Psalm 51:5 states, "Behold, I was brought forth in iniquity, and in sin my mother conceived me." David says he was born in sin and that his mother conceived him in sin. It does not say that David was sinful. David is weeping over why he had fallen into sin. He states that he was born in sin -- that is, he was born into a world of sin. He states that he was conceived in sin -- that is that he was conceived in a sinful world. He attributes the evil influences of the world, present from the time of his conception, in pulling him into the trap of sin. Such is stated by James, though not to such an extreme. "Let no one say when he is tempted, "I am tempted by God"; for God cannot be tempted by evil, nor does He Himself tempt anyone. But each one is tempted when he is drawn away by his own desires and enticed. Then, when desire has conceived, it gives birth to sin; and sin, when it is full-grown, brings forth death. Do not be deceived, my beloved brethren" (James 1:13-16). To say people are born sinful is to say that God made me sinful -- something that James says God does not do. Sin comes from individual choice in following the temptations of the world.

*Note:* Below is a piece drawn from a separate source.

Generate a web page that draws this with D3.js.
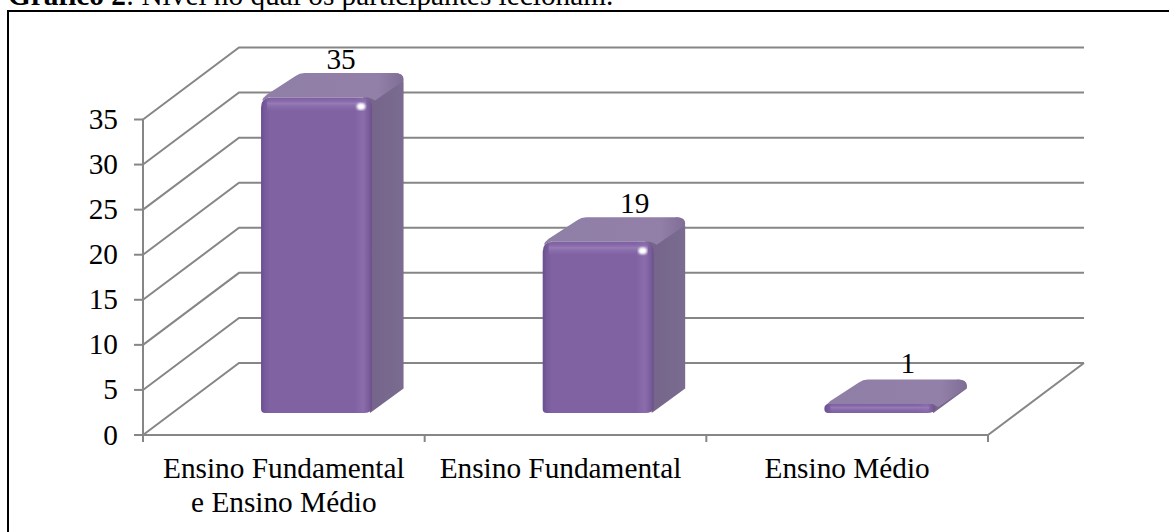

While you focused on Psalm 51:5, you ignored Psalm 22:9-10, also written by David, "But You are He who took me out of the womb; You made Me trust while on my mother's breasts. I was cast upon You from birth. From my mother's womb You have been my God." You stated that people need to be converted and receive a new nature from God before they can lean upon God, but David states that he trusted God from his birth and even before, while he was still in the womb.

The statement that only Jesus was without sin is naturally qualified as among those who lived past the age to be accountable for sin. Are you saying that children who die are in hell? Those whom the Lord said, "Assuredly, I say to you, unless you are converted and become as little children, you will by no means enter the kingdom of heaven" (Matthew 18:3)? If children are born sinful, then why do we speak of the innocence of childhood? We do this because we know that children are innocent. "Moreover your little ones and your children, who you say will be victims, who today have no knowledge of good and evil, they shall go in there; to them I will give it, and they shall possess it" (Deuteronomy 1:39). The phrase "knowledge of good and evil" is exactly the same one attributed to the Tree of the Knowledge of Good and Evil. Children are just like Adam and Eve before they partook of the forbidden fruit -- made upright by God until Satan lures them away into the sins of the world.